Alex Kershaw uses social media to relive D-Day in real time
Alex Kershaw posted D-Day in real time from the National World War II Memorial, turning June 6, 1944 into a live feed for readers far removed from the invasion.

Alex Kershaw used social media to do something few memorials can: make D-Day unfold minute by minute for an audience that no longer has living witnesses in its immediate orbit. From the National World War II Memorial in Washington, D.C., the British-born historian and bestselling author marked the 82nd anniversary of the invasion by posting events timed to June 6, 1944, when Allied forces launched Operation Overlord against Nazi-occupied France.
The approach gave a familiar commemorative site a new role. Instead of a single speech or wreath-laying, Kershaw’s real-time posts mirrored the hour-by-hour pace of the invasion, linking a 2026 observance to the opening moments of the campaign that began 82 years earlier. His books, including The First Wave and The Bedford Boys, have long returned to Normandy, but the social media format pushed that history into the present tense, where younger readers encounter it on the same platforms that shape current news and culture.
Kershaw has argued before that the date should never be treated casually. At a public ceremony at the same memorial in 2025, he told the crowd: “Today and every sixth of June, until the end of time, we should give thanks.” That event included four World War II veterans, a stark reminder of how quickly direct memory is disappearing. Organizers said fewer than 1% of the people who fought in World War II were still alive, a figure that helps explain why digital storytelling now carries so much weight in preserving the meaning of the day.

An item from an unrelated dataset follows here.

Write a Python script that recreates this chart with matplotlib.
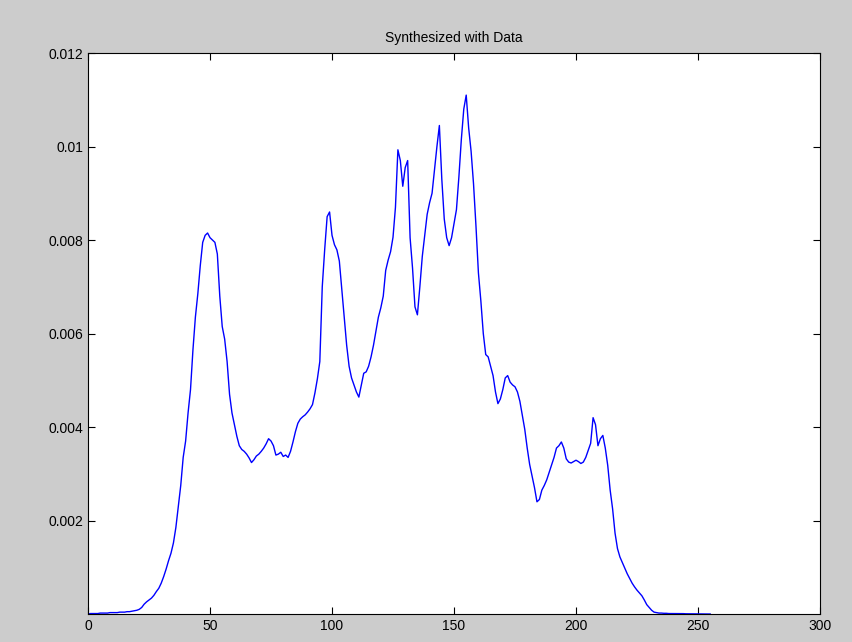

The scale of the invasion still gives Kershaw’s posts their force. More than 160,000 Allied troops landed in Normandy on June 6, 1944, more than 2 million Allied personnel were involved in Operation Overlord overall, and more than 225,000 Allied troops were killed, wounded or went missing during the invasion and Normandy campaign. Those numbers are large enough to be staggering in a history book, but in a timed social feed they become a sequence of concrete, immediate events.
That is the power and the risk of Kershaw’s experiment. Traditional memorials depend on silence, ceremony and distance; his method compresses history into the rhythms of the internet, where attention is fragmented and emotional connection is hard to hold. On D-Day’s 82nd anniversary, he showed that a well-timed post can do more than inform. It can restore urgency to a story that textbooks have already made familiar, and keep the scale of Normandy from fading into abstraction.